Lolly Willowes
I'd seen Lolly Willowes by Sylvia Townsend Warner on a few rec lists for feminist literature, that sort of thing, and the people who crowdfunded the Mary Anning statue are crowdfunding her statue, also that sort of thing. So I eventually picked up Lolly Willowes. That was literally all I knew about it.
I'm so glad that was all I knew about it.
I'm extremely into this very clippy style, interwar vibe. Like Cold Comfort Farm by Stella Gibbons, one of my favourites.
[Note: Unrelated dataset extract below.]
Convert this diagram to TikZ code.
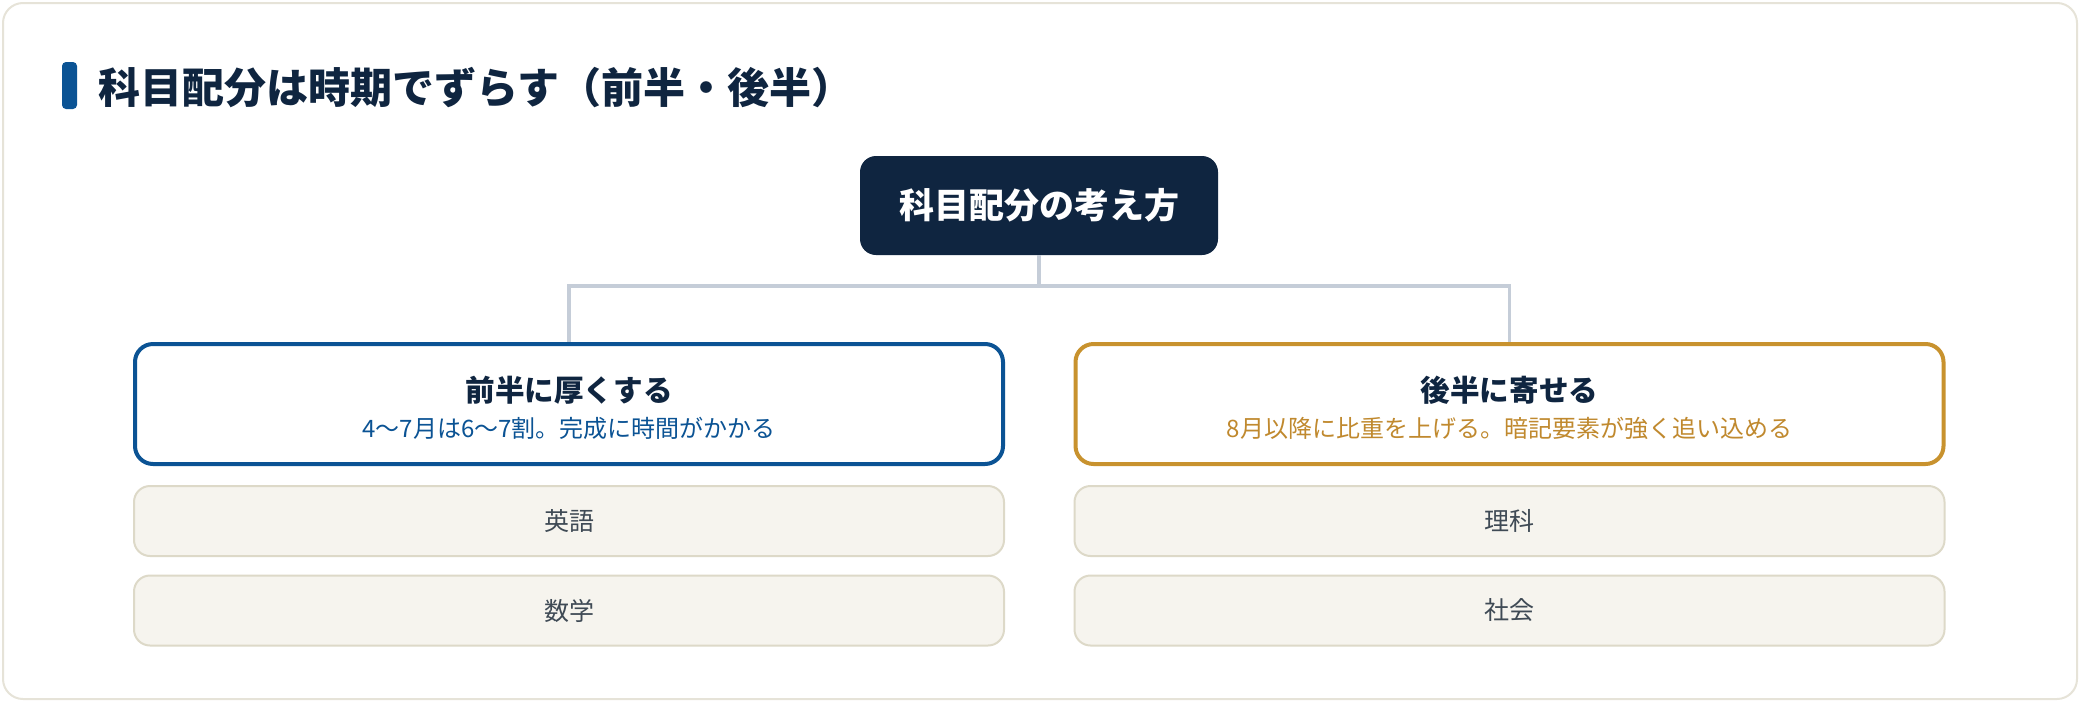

Even Henry and Caroline, whom she saw every day, were half hidden under their accumulations — accumulations of prosperity, authority, daily experience. They were carpeted with experience. No new event could set jarring foot on them but they would absorb and muffle the impact. If the boiler burst, if a policeman climbed in at the window waving a sword, Henry and Caroline would bring the situation to heel by their massive experience of normal boilers and normal policemen.
Just... I love this.
First half of the book of Lolly's life, loved it. Third quarter of settling in, loved it. Final quarter? Knocked my socks off because I had no idea it was coming and thought for a moment I was hallucinating a story so precisely made for me. Like a Neverending Story type of situation.
And today her biography arrived in the post so I can read about her very serious looking girlfriend too.